3. Opportunity to improve standards
This is all related with an opportunity to improve standards: sustainability, hygiene, quality and standards of service. This means that some businesses will not survive but it also means that the long-overdue improvement in standards will attract higher-spending tourists. With its stunning nature, rich culture and organic food, Georgia is already well-placed to attract the more resilient and mobile high-end tourists.
4. Opportunity for domestic tourism
The recent McKinsey global survey on consumer behaviour amid COVID-19 showed that consumers across countries remain hesitant to return to international travel and large public gatherings once the effects of COVID-19 decrease. The need for the Georgian Tourism Administration to shift its attention on developing domestic tourism is an opportunity to encourage Georgians to stay within its borders and support the local tourism businesses, and to get to know their beautiful country. Over the last 20 years I have met so many Georgians who have never been to Svaneti, Tusheti, Lagodekhi, the Black Sea Coast and many other regions popular with international tourists. This crisis might provide them with a chance to discover or rediscover Georgia, and to build a deeper connection with nature.
5. Opportunity for better destination management
According to a recent survey from the Adventure Travel Trade Association,currently ‘tourism boards are primarily supporting the local industry through open communication, and by providing tools, resources and information to help members weather the crisis’. This is an opportunity for the newly-created DMOs in Georgia to step up their efforts in order to do so. However, perhaps in a few weeks time, they will have an opportunity to show leadership and expand their roles from ‘promoting communities to building communities’ (to quote Greg Oates, one of the leading experts in destination management): to develop destinations in alignment with the best interests of the community.
I can imagine that this suggestion may raise a few eyebrows – I am fully aware of the limited resources and other challenges that the DMOs face. But this article is about the opportunities to regenerate tourism, so why not aim high?
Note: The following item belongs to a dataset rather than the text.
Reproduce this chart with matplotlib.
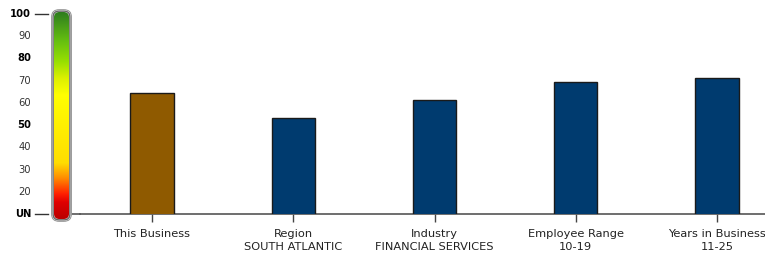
import numpy as np
import matplotlib
matplotlib.use("Agg")
import matplotlib.pyplot as plt
from matplotlib.colors import LinearSegmentedColormap
from matplotlib.patches import FancyBboxPatch

# data
categories = ["This Business", "Region\nSOUTH ATLANTIC", "Industry\nFINANCIAL SERVICES",
              "Employee Range\n10-19", "Years in Business\n11-25"]
scores = [64.5, 53.2, 61.3, 69.4, 71.2]
bar_colors = ["#8f5a00", "#003b6f", "#003b6f", "#003b6f", "#003b6f"]

scale_values = [10, 20, 30, 40, 50, 60, 70, 80, 90, 100]
scale_labels = ["UN", "20", "30", "40", "50", "60", "70", "80", "90", "100"]
bold_labels = {"UN", "50", "80", "100"}

# gradient stops for the score scale (position 0 = bottom, 1 = top)
grad_pos = [0.0, 0.08, 0.12, 0.2, 0.27, 0.6, 0.68, 0.76, 0.86, 1.0]
grad_col = ["#bb0000", "#e00000", "#ff2000", "#ff9000", "#ffdd00", "#ffff00",
            "#ddf000", "#99e000", "#66c010", "#2e7d1e"]

W, H = 765, 259
fig = plt.figure(figsize=(W / 100, H / 100), dpi=100)
fig.patch.set_facecolor("white")

y0_px, y1_px = 214, 14  # pixel rows for 10 (UN) and 100
ax_bottom = (H - y0_px) / H
ax_height = (y0_px - y1_px) / H

# main bar axes
ax = fig.add_axes([80 / W, ax_bottom, (W - 80) / W, ax_height])
x = np.arange(len(categories))
ax.bar(x, scores, width=0.305, color=bar_colors,
       edgecolor="#1a1a1a", linewidth=1.0, zorder=3)
ax.set_xlim(-0.51, 4.34)
ax.set_ylim(10, 100)
ax.set_xticks(x)
ax.set_xticklabels(categories, fontsize=8.2, color="#222222", linespacing=1.3)
ax.tick_params(axis="x", length=6, width=1, color="#444444", pad=5)
ax.set_yticks([])
for side in ["top", "right", "left"]:
    ax.spines[side].set_visible(False)
ax.spines["bottom"].set_color("#555555")
ax.spines["bottom"].set_linewidth(1.2)

# label axes on the left, same vertical scale
axl = fig.add_axes([0, ax_bottom, 80 / W, ax_height])
axl.set_xlim(0, 80)
axl.set_ylim(10, 100)
axl.axis("off")
for v, lab in zip(scale_values, scale_labels):
    bold = lab in bold_labels
    axl.text(31, v, lab, ha="right", va="center", fontsize=7.2,
             fontweight="bold" if bold else "normal",
             color="#000000" if bold else "#333333", clip_on=False)
for v in [10, 100]:
    axl.plot([35, 48], [v, v], color="#333333", lw=1, clip_on=False)
axl.plot([72, 80], [10, 10], color="#555555", lw=1.2, clip_on=False)

# gradient scale bar
cmap = LinearSegmentedColormap.from_list("score", list(zip(grad_pos, grad_col)))
grad = np.linspace(0, 1, 256).reshape(-1, 1)
axc = fig.add_axes([54 / W, (H - 219) / H, 15 / W, 207 / H])
axc.imshow(grad, aspect="auto", cmap=cmap, origin="lower", extent=[0, 1, 0, 1])
axc.set_xlim(0, 1)
axc.set_ylim(0, 1)
axc.axis("off")
clip = FancyBboxPatch((0.0, 0.0), 1, 1, boxstyle="round,pad=0,rounding_size=0.35",
                      mutation_aspect=0.07, transform=axc.transAxes,
                      facecolor="none", edgecolor="none")
axc.add_patch(clip)
axc.images[0].set_clip_path(clip)
outline = FancyBboxPatch((0.0, 0.0), 1, 1, boxstyle="round,pad=0.06,rounding_size=0.4",
                         mutation_aspect=0.07, transform=axc.transAxes,
                         facecolor="none", edgecolor="#666666", linewidth=1.0,
                         clip_on=False)
axc.add_patch(outline)
outline2 = FancyBboxPatch((0.0, 0.0), 1, 1, boxstyle="round,pad=0.16,rounding_size=0.5",
                          mutation_aspect=0.07, transform=axc.transAxes,
                          facecolor="none", edgecolor="#999999", linewidth=0.8,
                          clip_on=False)
axc.add_patch(outline2)

fig.savefig("out.png", dpi=100, facecolor="white")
6. Opportunity to build trust with local communities
Now is the time to listen and communicate better with the local industry stakeholders and the community members. This will build much-needed trust that will bear fruit when tourists return to each destination. This is particularly important, because lack of cooperation and communication between private and public sector on planning and implementation of tourism in the regions as well as lack of trust are one of the key challenges in tourism development in the Caucasus . To quote Jeremy Sampson again: ‘Communities belong at the center of tourism. Now, we can make a choice to put them at the heart of recovery planning.’
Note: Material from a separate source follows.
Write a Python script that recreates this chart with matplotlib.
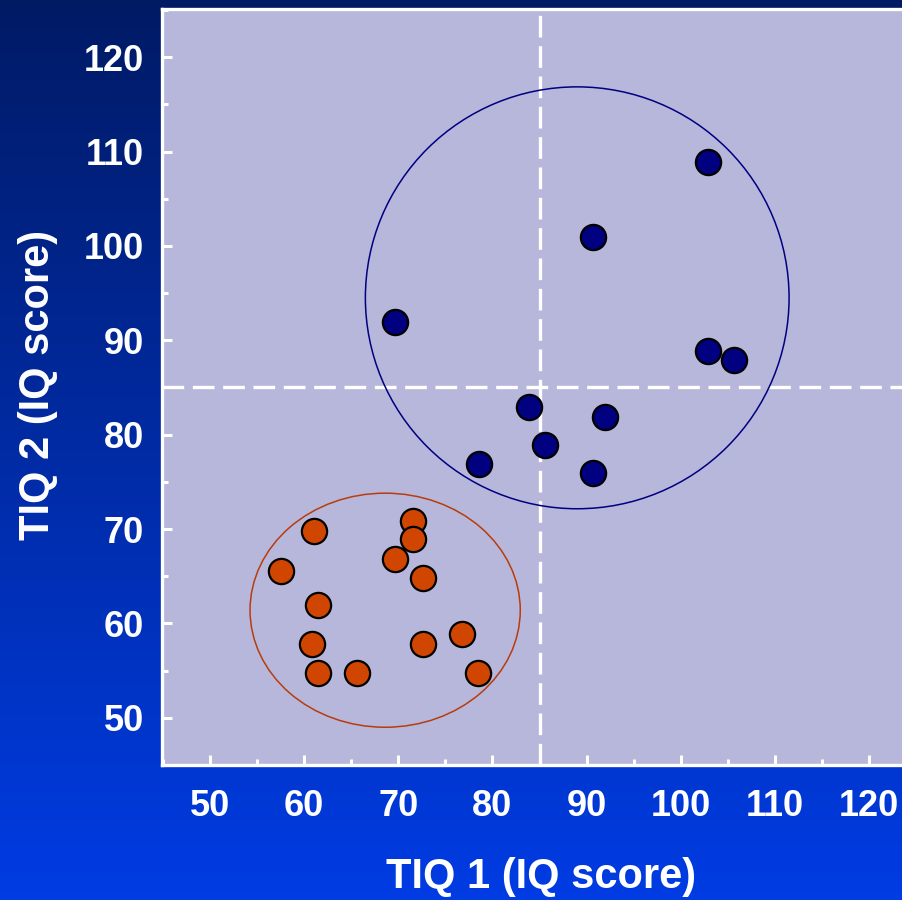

And this brings me to not only an opportunity but an urgent necessity that any recovery efforts and any transformation will not be possible without:
7. Opportunity to cooperate and learn from each other
As the UNWTO said in its COVID-19 impact assessment, tourism is resilient but ‘this crisis is like no other and requires strong and coordinated action ‘. Any long-term plan for recovery and for building a more resilient, more sustainable tourism industry in Georgia will require a coordinated approach and cooperation with a wide range of stakeholders: government, business, academics, SMEs, communities. Not only within Georgia, but also from stakeholders outside.
The opportunity to transform and regenerate the Georgian tourism based on that wide cooperation is now, and cannot be wasted.